Ce pari est évidemment d'un terrible cynisme : tout continuera de s'aggraver pour les Français et pour la France elle-même. Il est également d'une extrême fragilité. Car en situation d'intense « guerre économique », les autres pays font le même calcul : contenir les importations chez soi, écraser nos coûts salariaux, attaquer par l'exportation le marché des « partenaires ». Et cela dans la logique même de Maastricht et des records du GATT !
Décidément, oui il faut à la France une autre politique ! Avec une autre utilisation des richesses disponibles ; une inversion de la « logique » libérale qui privilégie le « laisser-faire » financier au détriment de l'emploi ; une relance de la consommation par une élévation du pouvoir d'achat des salaires et des retraites ; la conquête de nouveaux critères de gestion pour les entreprises, un rôle nouveau pour un secteur public rénové et démocratisé, une valorisation des atouts de la France et de nouvelles coopérations internationales respectueuses des souveraineté nationales.

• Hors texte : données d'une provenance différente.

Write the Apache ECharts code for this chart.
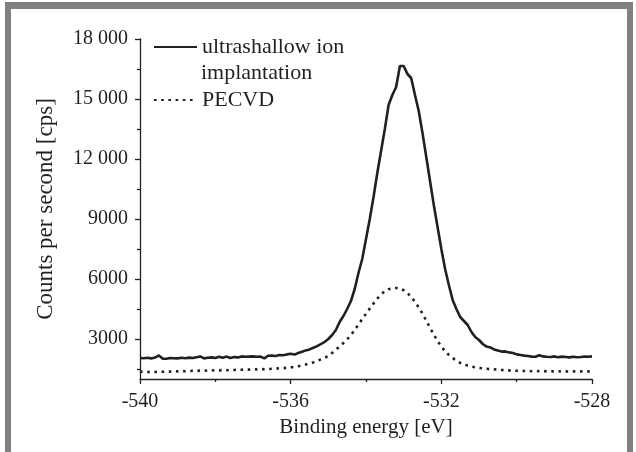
<!DOCTYPE html>
<html>
<head>
<meta charset="utf-8">
<script src="https://cdn.jsdelivr.net/npm/echarts@6/dist/echarts.min.js"></script>
<style>
  html, body { margin: 0; padding: 0; background: #ffffff; }
  #chart { width: 636px; height: 452px; }
</style>
</head>
<body>
<div id="chart"></div>
<script>
// Binding energy sampling [eV]
var energy = [
  -540.0,-539.9,-539.8,-539.7,-539.6,-539.5,-539.4,-539.3,-539.2,-539.1,
  -539.0,-538.9,-538.8,-538.7,-538.6,-538.5,-538.4,-538.3,-538.2,-538.1,
  -538.0,-537.9,-537.8,-537.7,-537.6,-537.5,-537.4,-537.3,-537.2,-537.1,
  -537.0,-536.9,-536.8,-536.7,-536.6,-536.5,-536.4,-536.3,-536.2,-536.1,
  -536.0,-535.9,-535.8,-535.7,-535.6,-535.5,-535.4,-535.3,-535.2,-535.1,
  -535.0,-534.9,-534.8,-534.7,-534.6,-534.5,-534.4,-534.3,-534.2,-534.1,
  -534.0,-533.9,-533.8,-533.7,-533.6,-533.5,-533.4,-533.3,-533.2,-533.1,
  -533.0,-532.9,-532.8,-532.7,-532.6,-532.5,-532.4,-532.3,-532.2,-532.1,
  -532.0,-531.9,-531.8,-531.7,-531.6,-531.5,-531.4,-531.3,-531.2,-531.1,
  -531.0,-530.9,-530.8,-530.7,-530.6,-530.5,-530.4,-530.3,-530.2,-530.1,
  -530.0,-529.9,-529.8,-529.7,-529.6,-529.5,-529.4,-529.3,-529.2,-529.1,
  -529.0,-528.9,-528.8,-528.7,-528.6,-528.5,-528.4,-528.3,-528.2,-528.1,
  -528.0
];

// O 1s counts, ultrashallow ion implantation [cps]
var implantCounts = [
  2050,2040,2060,2030,2070,2180,2020,2010,2050,2040,
  2030,2060,2040,2070,2050,2090,2130,2030,2060,2080,
  2050,2110,2060,2120,2050,2100,2080,2130,2110,2120,
  2130,2110,2120,2030,2160,2170,2150,2200,2190,2230,
  2260,2220,2300,2360,2430,2480,2560,2640,2740,2850,
  3000,3200,3450,3850,4150,4500,4900,5500,6300,7000,
  8000,9000,10100,11300,12400,13500,14700,15200,15600,16650,
  16650,16250,16050,15200,14400,13300,12100,10900,9700,8600,
  7500,6500,5700,4950,4500,4100,3900,3700,3350,3100,
  2950,2750,2620,2580,2480,2420,2370,2380,2330,2300,
  2230,2200,2170,2150,2120,2110,2190,2130,2110,2100,
  2130,2090,2120,2100,2080,2110,2090,2100,2120,2110,
  2130
];

// O 1s counts, PECVD [cps]
var pecvdCounts = [
  1370,1360,1350,1360,1350,1370,1360,1380,1370,1390,
  1380,1400,1390,1400,1410,1400,1420,1410,1430,1420,
  1440,1430,1450,1440,1460,1450,1470,1460,1480,1470,
  1490,1480,1500,1490,1500,1510,1520,1530,1540,1560,
  1580,1610,1640,1680,1720,1780,1830,1900,1980,2060,
  2150,2300,2460,2630,2800,2980,3200,3450,3720,4000,
  4260,4520,4780,5020,5230,5390,5490,5540,5550,5520,
  5440,5300,5100,4860,4580,4270,3920,3560,3230,2900,
  2620,2390,2200,2050,1920,1810,1730,1670,1620,1580,
  1550,1530,1510,1490,1480,1470,1450,1440,1430,1420,
  1410,1420,1400,1410,1390,1400,1390,1400,1380,1390,
  1380,1390,1370,1380,1370,1380,1370,1380,1370,1380,
  1370
];

var seriesNames = ['ultrashallow ion', 'PECVD'];
var implantNameLine2 = 'implantation';

// Axis ticks and their labels
var xTicks = [-540, -536, -532, -528];
var yMajorTicks = [3000, 6000, 9000, 12000, 15000, 18000];
var yTickLabels = ['3000', '6000', '9000', '12 000', '15 000', '18 000'];
var yMinorTicks = [1500, 4500, 7500, 10500, 13500, 16500];

var ink = '#231f20';
var serif = "'Liberation Serif', 'Times New Roman', serif";

function pairs(xs, ys) {
  var out = [];
  for (var i = 0; i < xs.length; i++) out.push([xs[i], ys[i]]);
  return out;
}

var chart = echarts.init(document.getElementById('chart'), null, { renderer: 'canvas' });

chart.setOption({
  animation: false,
  backgroundColor: '#ffffff',
  textStyle: { fontFamily: serif, color: ink },
  grid: { left: 140, right: 44, top: 39, bottom: 73, containLabel: false },
  graphic: [
    { type: 'rect', shape: { x: 5, y: 2, width: 628, height: 7 }, style: { fill: '#808080' }, silent: true },
    { type: 'rect', shape: { x: 5, y: 2, width: 6, height: 450 }, style: { fill: '#808080' }, silent: true },
    { type: 'rect', shape: { x: 627, y: 2, width: 6, height: 450 }, style: { fill: '#808080' }, silent: true },
    {
      type: 'text', left: 201, top: 62, silent: true,
      style: { text: implantNameLine2, font: '22px ' + serif, fill: ink }
    }
  ],
  legend: {
    orient: 'vertical',
    left: 153,
    top: 35,
    itemWidth: 43,
    itemHeight: 14,
    itemGap: 29,
    padding: 0,
    selectedMode: false,
    // line samples only, no marker on them
    itemStyle: { color: 'rgba(0,0,0,0)', borderColor: 'rgba(0,0,0,0)', borderWidth: 0 },
    textStyle: { fontFamily: serif, fontSize: 22, lineHeight: 24, color: ink },
    data: seriesNames
  },
  xAxis: {
    type: 'value',
    min: xTicks[0],
    max: xTicks[xTicks.length - 1],
    interval: 4,
    name: 'Binding energy [eV]',
    nameLocation: 'middle',
    nameGap: 38,
    nameTextStyle: { fontFamily: serif, fontSize: 21, color: ink },
    axisLine: { show: true, onZero: false, lineStyle: { color: ink, width: 1.3 } },
    axisTick: { show: true, inside: false, length: 5, lineStyle: { color: ink, width: 1.3 } },
    minorTick: { show: true, splitNumber: 2, length: 3, lineStyle: { color: ink, width: 1.3 } },
    axisLabel: { margin: 13, fontFamily: serif, fontSize: 20, color: ink },
    splitLine: { show: false },
    minorSplitLine: { show: false }
  },
  yAxis: [
    {
      type: 'value',
      position: 'left',
      min: 1000,
      max: 18000,
      name: 'Counts per second [cps]',
      nameLocation: 'middle',
      nameGap: 83,
      nameTextStyle: { fontFamily: serif, fontSize: 23, color: ink },
      axisLine: { show: true, onZero: false, lineStyle: { color: ink, width: 1.3 } },
      axisTick: { show: true, inside: false, length: 5, customValues: yMajorTicks, lineStyle: { color: ink, width: 1.3 } },
      axisLabel: {
        margin: 12, fontFamily: serif, fontSize: 20, color: ink,
        customValues: yMajorTicks,
        formatter: function (v) {
          var i = yMajorTicks.indexOf(v);
          return i >= 0 ? yTickLabels[i] : '';
        }
      },
      splitLine: { show: false }
    },
    {
      type: 'value',
      position: 'left',
      min: 1000,
      max: 18000,
      axisLine: { show: false },
      axisTick: { show: true, inside: false, length: 3, customValues: yMinorTicks, lineStyle: { color: ink, width: 1.3 } },
      axisLabel: { show: false },
      splitLine: { show: false }
    }
  ],
  series: [
    {
      name: seriesNames[0],
      type: 'line',
      yAxisIndex: 0,
      data: pairs(energy, implantCounts),
      symbol: 'none',
      showSymbol: false,
      lineStyle: { color: ink, width: 2.6 },
      itemStyle: { color: ink }
    },
    {
      name: seriesNames[1],
      type: 'line',
      yAxisIndex: 0,
      data: pairs(energy, pecvdCounts),
      symbol: 'none',
      showSymbol: false,
      lineStyle: { color: ink, width: 2.6, type: [2.6, 4.6] },
      itemStyle: { color: ink }
    }
  ]
});
</script>
</body>
</html>
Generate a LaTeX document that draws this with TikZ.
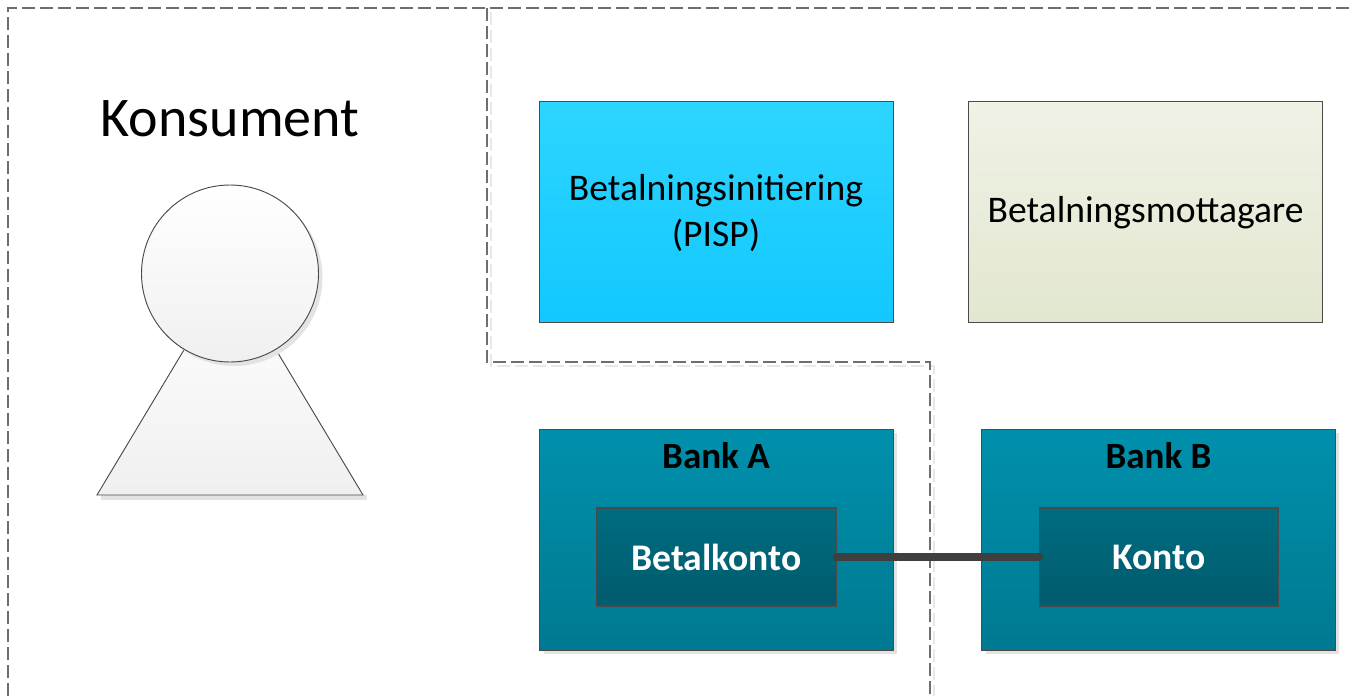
\documentclass[tikz,border=0pt]{standalone}
\usepackage{fontspec}
\setmainfont{Carlito}
\usetikzlibrary{shadows}
\definecolor{dashc}{HTML}{6E6E6E}
\definecolor{dashs}{HTML}{E8E8E8}
\definecolor{edge}{HTML}{4A4A4A}
\tikzset{
  x=0.75pt,y=-0.75pt,
  shadowed/.style={drop shadow={shadow xshift=3pt,shadow yshift=-3pt,fill=black!11,opacity=1}},
  bigbox/.style={rectangle,draw=edge,line width=0.9pt,minimum width=265.4pt,minimum height=165.75pt,inner sep=0pt,align=center,font=\fontsize{28.2}{34.5}\selectfont},
  bankbox/.style={bigbox,shadowed,top color=bankt,bottom color=bankb,anchor=north west},
  innerbox/.style={rectangle,draw=edge,line width=0.9pt,minimum width=179.5pt,minimum height=73.5pt,inner sep=0pt,top color=innt,bottom color=innb,text=white,font=\fontsize{28.2}{34.5}\selectfont\bfseries},
  banklabel/.style={font=\fontsize{27.8}{34}\selectfont\bfseries,inner sep=0pt},
  zone/.style={dashc,line width=0.9pt,dash pattern=on 9.5pt off 4pt},
  zoneshadow/.style={dashs,line width=0.9pt,dash pattern=on 9.5pt off 4pt},
  person/.style={draw=edge,line width=0.7pt},
  link/.style={draw=edge!85!black,line width=6.4pt,line cap=round},
}
\definecolor{bankt}{HTML}{0090AC}
\definecolor{bankb}{HTML}{007991}
\definecolor{innt}{HTML}{006C80}
\definecolor{innb}{HTML}{005B6D}
\begin{document}
\begin{tikzpicture}
\path[use as bounding box] (0,0) rectangle (1353,696);
% zone shadows
\draw[zoneshadow] (491,12) -- (491,366) -- (934,366) -- (934,696);
% zones
\draw[zone] (8,696) -- (8,8) -- (1353,8);
\draw[zone] (487,8) -- (487,362) -- (930,362) -- (930,696);
% person
\coordinate (apex) at (230,273);
\coordinate (baseL) at (97,495);
\coordinate (baseR) at (363,495);
\fill[black!11] (101,495) -- (367,495) -- (367,500) -- (101,500) -- cycle;
\draw[person,top color=white,bottom color=black!6] (apex) -- (baseL) -- (baseR) -- cycle;
\node[circle,person,minimum size=132.75pt,inner sep=0pt,top color=white,bottom color=black!6,shadowed] (head) at (230,273.5) {};
\node[font=\fontsize{42}{50}\selectfont,inner sep=0pt] (kons) at (230,119) {Konsument};
% top boxes
\node[bigbox,anchor=north west,top color={rgb,255:red,45;green,213;blue,255},bottom color={rgb,255:red,18;green,200;blue,255}] (pisp) at (539,100.6) {};
\node[bigbox,anchor=north west,top color={rgb,255:red,239;green,242;blue,229},bottom color={rgb,255:red,226;green,231;blue,208}] (payee) at (968,100.6) {\raisebox{-8pt}[0pt][0pt]{Betalningsmottagare}};
\node[align=center,font=\fontsize{28.2}{34.5}\selectfont,inner sep=0pt] (pisptext) at (716,213) {Betalningsinitiering\\(PISP)};
% banks
\node[bankbox] (bankA) at (539,428.6) {};
\node[bankbox] (bankB) at (981,428.6) {};
\node[banklabel] (labelA) at (716,456) {Bank A};
\node[banklabel] (labelB) at (1158.5,456) {Bank B};
\node[innerbox] (betal) at (716.5,557) {Betalkonto};
\node[innerbox] (konto) at (1159,557) {Konto};
\draw[link] (betal.east) -- (konto.west);
\end{tikzpicture}
\end{document}
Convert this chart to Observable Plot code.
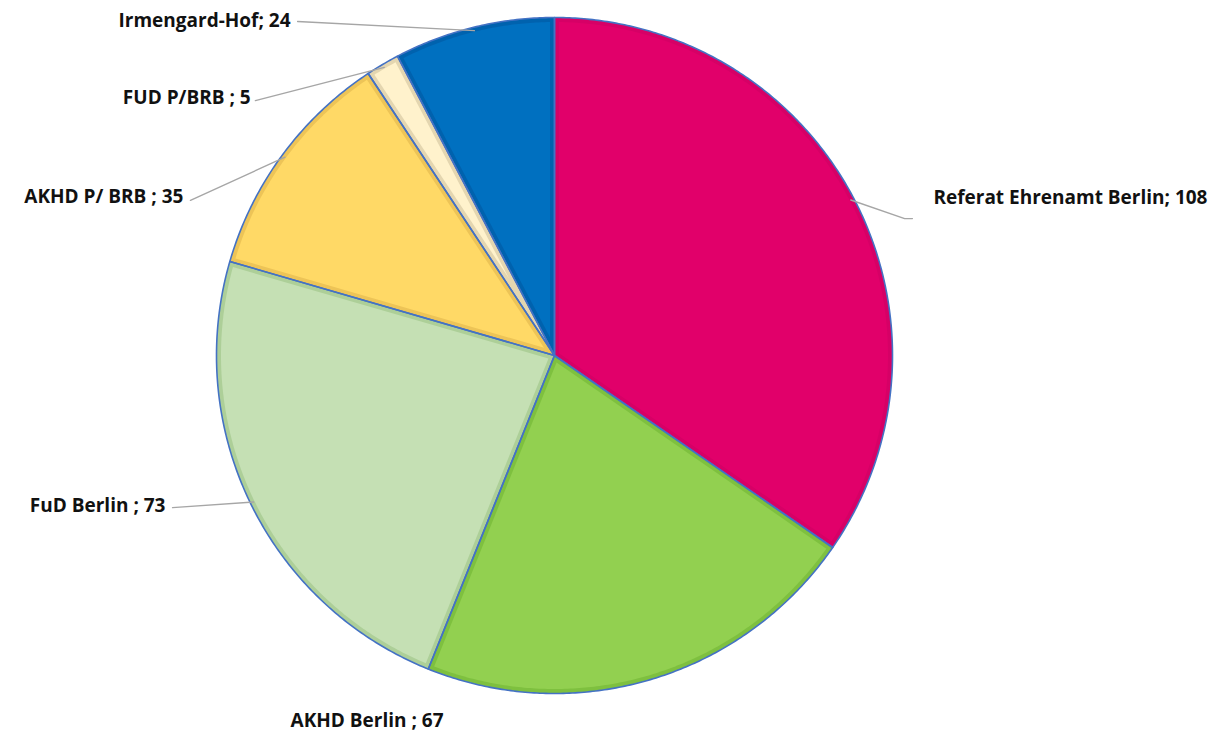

b. Montée du mécontentement et du mouvement social
Faut-il s'étonner dans ces conditions du développement du mouvement social face à la politique de la droite au pouvoir et de ses terribles conséquences ? Du fait que beaucoup de luttes comme le mouvement de « survie » des pêcheurs ou l'action courageuse des salariées de Sud-Marine pour m'en tenir à ces deux exemples rencontrent la sympathie active de l'opinion ?
Des sondages de plus en plus concordants mettent ainsi en lumière ce que certains appellent un risque « d'explosion sociale ». Avant sa démission, le directeur du « Monde » écrit à l'attention du gouvernement que « le feu vient de passer à l'orange ». Un autre éditorialiste parle d'une France « qui tend de plus en plus à s'identifier à ceux qui se rebellent » et de « consensus protestataire ». Quant à la chute importante du Premier ministre dans les enquêtes d'opinion, il semble qu'elle soit surtout le fait de gens qui avaient voté pour la droite en mars dernier non par conviction, non par attachement à sa politique mais par volonté de sanctionner le Parti socialiste, et qui s'en détachent au vue de l'expérience. Nous l'avions d'ailleurs dit à l'époque : la droite est surtout forte par défaut. Cela commence à se vérifier. Je remarque d'ailleurs en passant que cette chute du Premier ministre ne profite pas Président de la République, ce qui n'est pas sans signification.
Dans ces conditions, si le Premier ministre répète à l'envi qu'il n'est pas question pour lui de changer de politique, son inquiétude devant la baisse de sa cote dans les sondages la montée des luttes comme devant la baisse de sa cote dans les sondages. N'en est pas moins réelle. Il y a là matière à réflexion pour nos concitoyens. Déjà l'expérience leur a appris qu'en se rassemblant nombreux pour dire non à Balladur ils ont la force de le faire reculer. L'inquiétude qui s'exprime aujourd'hui autour du Premier ministre à partir des résultats des sondages ne leur montre-t-elle pas qu'en s'exprimant aussi sur le plan politique, ils sont et peuvent être toujours plus une force qui compte ?
c. Avec le 28e congrès, des moyens nouveaux de faire face
C'est dans cette situation qu'il nous faut agir. La politique du 28e congrès nous donne de nouveaux moyens d'y faire face.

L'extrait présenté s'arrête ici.